El general Luciano Benjamín Menéndez, comandante del III Cuerpo de Ejército, había dicho el 9 de mayo: “La guerrilla, como todos sabemos, no sólo actúa en el campo militar sino que se infiltra, destruye y corrompedistintas áreas del quehacer comunitario, como el club, la escuela, el taller, la familia, procurando de ese modo dominar nuestra vida nacional (...) El pueblo argentino no sólo comprende, sino comparte la lucha contra la subversión; de no ser así no se puede triunfar”.
En La Razón 6ª del 5 de agosto, con grandes titulares, se anunciaba: “Las revelaciones sobre la penetración marxista causan honda impresión”. ¡Honda impresión! ¿Quién habrá sido el miserable, el cómplice de la masacre que escribió “honda impresión”? Y más abajo: “Ante verdadera conjura”. Y luego: “Bahía Blanca.- Perduran los ecos de las revelaciones sobre la penetración ideológica en las universidades nacionales y organismos oficiales hechas por las autoridades de la delegación local de la Policía Federal y por el Comandante de la Subzona de Defensa 51 del V Cuerpo de Ejército, general Vilas, éste expuso con claridad el accionar de esos ideólogos que al injertar ideas extrañas a nuestro sentir nacional convierten a la Universidad en una usina generadora de delincuentes subversivos”. Con respecto a los grandes titulares del diario La Razón será justo decir que no eran patrimonio sólo de ese medio. Los otros eran algo menos catastróficos, pero todas estas frases salían en primera plana, con grandes titulares, como verdades absolutas, como frases de enorme trascendencia nacional.
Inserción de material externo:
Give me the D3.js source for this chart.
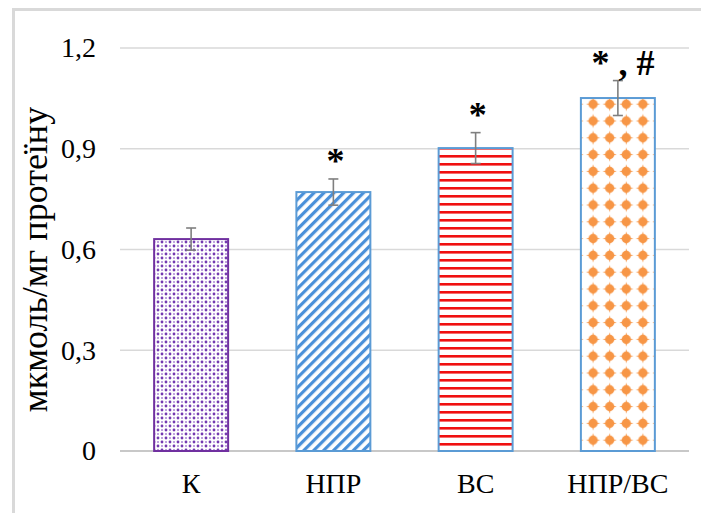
<!DOCTYPE html>
<html>
<head>
<meta charset="utf-8">
<script src="https://cdn.jsdelivr.net/npm/d3@7"></script>
<style>
  body { margin: 0; background: #fff; overflow: hidden; }
  svg { display: block; }
  text { font-family: "Liberation Serif", "Times New Roman", serif; fill: #000; }
</style>
</head>
<body>
<svg id="chart"></svg>
<script>
const categories = ['К', 'НПР', 'ВС', 'НПР/ВС'];
const values = [0.631, 0.771, 0.902, 1.051];
const errors = [0.033, 0.039, 0.046, 0.052];
const marks = ['', '*', '*', '* , #'];
const yTicks = [0, 0.3, 0.6, 0.9, 1.2];
const yLabel = 'мкмоль/мг протеїну';

const w = 701, h = 513;
const margin = {top: 48, right: 12, bottom: 62, left: 120};
const innerWidth = 689 - margin.left;
const innerHeight = 451 - margin.top;

const svg = d3.select('#chart')
    .attr('width', w)
    .attr('height', h);

// outer frame (right and bottom sides run off the picture)
svg.append('path')
    .attr('d', `M13.5,${h} V9.5 H${w}`)
    .attr('fill', 'none')
    .attr('stroke', '#d9d9d9')
    .attr('stroke-width', 3);

const defs = svg.append('defs');

// K: fine purple dots
const pK = defs.append('pattern').attr('id', 'pat0')
    .attr('patternUnits', 'userSpaceOnUse').attr('width', 8).attr('height', 8);
pK.append('rect').attr('width', 8).attr('height', 8).attr('fill', '#fff');
[[2, 2, 1.4, '#7339b0'], [6, 6, 1.4, '#7339b0'], [6, 2, 1.0, '#a986d2'], [2, 6, 1.0, '#a986d2']]
    .forEach(d => pK.append('circle').attr('cx', d[0]).attr('cy', d[1]).attr('r', d[2]).attr('fill', d[3]));

// НПР: diagonal stripes
const pN = defs.append('pattern').attr('id', 'pat1')
    .attr('patternUnits', 'userSpaceOnUse').attr('width', 7).attr('height', 7)
    .attr('patternTransform', 'rotate(45)');
pN.append('rect').attr('width', 7).attr('height', 7).attr('fill', '#fff');
pN.append('rect').attr('x', 0).attr('width', 3.2).attr('height', 7).attr('fill', '#4a90d9');

// ВС: horizontal red lines
const pV = defs.append('pattern').attr('id', 'pat2')
    .attr('patternUnits', 'userSpaceOnUse').attr('width', 8).attr('height', 8)
    .attr('y', 451);
pV.append('rect').attr('width', 8).attr('height', 8).attr('fill', '#fff');
pV.append('rect').attr('y', 0).attr('width', 8).attr('height', 2.6).attr('fill', '#f01010');

// НПР/ВС: orange blobs
const pO = defs.append('pattern').attr('id', 'pat3')
    .attr('patternUnits', 'userSpaceOnUse').attr('width', 16.6).attr('height', 16.8)
    .attr('x', 581).attr('y', 451);
pO.append('rect').attr('width', 16.6).attr('height', 16.8).attr('fill', '#fff');
pO.append('circle').attr('cx', 8.3).attr('cy', 8.4).attr('r', 4.6).attr('fill', '#f79646');
pO.append('path').attr('d', 'M8.3,1.2 L10.2,8.4 L8.3,15.6 L6.4,8.4 Z').attr('fill', '#f79646');
pO.append('path').attr('d', 'M1.2,8.4 L8.3,6.5 L15.4,8.4 L8.3,10.3 Z').attr('fill', '#f79646');

const strokes = ['#7030a0', '#5b9bd5', '#5b9bd5', '#5b9bd5'];

const g = svg.append('g')
    .attr('transform', `translate(${margin.left}, ${margin.top})`);

const xScale = d3.scaleBand()
    .domain(categories)
    .range([0, innerWidth])
    .paddingInner(0.48)
    .paddingOuter(0.24);
const yScale = d3.scaleLinear()
    .domain([0, 1.2])
    .range([innerHeight, 0]);

const fmt = d => d === 0 ? '0' : d3.format('.1f')(d).replace('.', ',');

// grid
g.selectAll('.grid').data(yTicks)
    .enter().append('line')
    .attr('class', 'grid')
    .attr('x1', 0).attr('x2', innerWidth)
    .attr('y1', d => yScale(d)).attr('y2', d => yScale(d))
    .attr('stroke', d => d === 0 ? '#c8c8c8' : '#d9d9d9')
    .attr('stroke-width', d => d === 0 ? 2 : 1.5);

const yAxis = d3.axisLeft(yScale).tickValues(yTicks).tickFormat(fmt).tickSize(0).tickPadding(24);
const yAxisG = g.append('g').call(yAxis)
    .attr('font-family', '"Liberation Serif", serif').attr('font-size', 28);
yAxisG.select('.domain').remove();
yAxisG.selectAll('text')
    .style('font-family', '"Liberation Serif", serif')
    .style('font-size', '28px')
    .attr('fill', '#000');

const xAxis = d3.axisBottom(xScale).tickSize(0).tickPadding(22);
const xAxisG = g.append('g').call(xAxis)
    .attr('font-family', '"Liberation Serif", serif').attr('font-size', 28)
    .attr('transform', `translate(0,${innerHeight})`);
xAxisG.select('.domain').remove();
xAxisG.selectAll('text')
    .style('font-family', '"Liberation Serif", serif')
    .style('font-size', '28px')
    .attr('fill', '#000');

g.append('text')
    .attr('transform', 'rotate(-90)')
    .attr('x', -(yScale(0.6) + 10))
    .attr('y', -73)
    .attr('text-anchor', 'middle')
    .style('font-size', '36px')
    .text(yLabel);

// bars
g.selectAll('.bar').data(values)
    .enter().append('rect')
    .attr('class', 'bar')
    .attr('x', (d, i) => xScale(categories[i]))
    .attr('y', d => yScale(d))
    .attr('width', xScale.bandwidth())
    .attr('height', d => innerHeight - yScale(d))
    .attr('fill', (d, i) => `url(#pat${i})`)
    .attr('stroke', (d, i) => strokes[i])
    .attr('stroke-width', 2);

// error bars
const eg = g.selectAll('.err').data(values)
    .enter().append('g').attr('class', 'err')
    .attr('stroke', '#7f7f7f').attr('stroke-width', 1.6);
eg.append('line')
    .attr('x1', (d, i) => xScale(categories[i]) + xScale.bandwidth() / 2)
    .attr('x2', (d, i) => xScale(categories[i]) + xScale.bandwidth() / 2)
    .attr('y1', (d, i) => yScale(d + errors[i]))
    .attr('y2', (d, i) => yScale(d - errors[i]));
[1, -1].forEach(s => {
    eg.append('line')
        .attr('x1', (d, i) => xScale(categories[i]) + xScale.bandwidth() / 2 - 5)
        .attr('x2', (d, i) => xScale(categories[i]) + xScale.bandwidth() / 2 + 5)
        .attr('y1', (d, i) => yScale(d + s * errors[i]))
        .attr('y2', (d, i) => yScale(d + s * errors[i]));
});

// significance marks
g.selectAll('.mark').data(values)
    .enter().append('text')
    .attr('class', 'mark')
    .attr('x', (d, i) => xScale(categories[i]) + xScale.bandwidth() / 2 + (i === 3 ? 5 : 2))
    .attr('y', (d, i) => yScale(d + errors[i]) - 6)
    .attr('text-anchor', 'middle')
    .style('font-family', '"Liberation Serif", serif')
    .style('font-weight', 'bold')
    .style('font-size', '36px')
    .attr('xml:space', 'preserve')
    .text((d, i) => marks[i]);
</script>
</body>
</html>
El civil ministro de Justicia del gobernador de la provincia de Buenos Aires (Saint-Jean), el doctor Jaime Smart, se ocupó de ampliar el espectro de la represión a “los profesores de todos los niveles de la enseñanza”. El 12 de diciembre de 1976 declaró a La Nación: “Tenemos el deber de desenmascarar a quienes armaron a los delincuentes subversivos, porque si no, corremos el riesgo de que dentro de unos años vuelvan de las sombras (...) Lo cierto es que esa subversión no es la subversión meramente armada. Muchas veces se equivocan los términos cuando se limita exclusivamente el de subversión al combatiente que es abatido por las fuerzas del orden. En la subversión debemos incluir a quienes armaron a esos combatientes, pues si nos ponemos a analizar creo que son más responsables que los mismos combatientes (...) Ahora ellos, que en su momento los armaron, han dado un paso atrás tratando de pasar desapercibidos. Una de las mayores preocupaciones es cuidar que en el ámbito de la cultura no se infiltren nuevamente, o por lo menos que no tengan como en otra época la posibilidad de accionar fácilmente y llevar a la subversión a tantos jóvenes universitarios y secundarios que, día a día, caen en distintos enfrentamientos”. La culpa, en suma, la culpa originaria, era la de los educadores. La de los “profesores de todos los niveles de la enseñanza”. Ellos, que no portaban armas, eran los que verdaderamente habían armado a la subversión. ¿Cuántas vidas habrán sido tronchadas desde este esquema criminal? No hubo excesos. La dictadura fue la planificación rigurosa, instrumental del exceso. Fue el exceso en sí.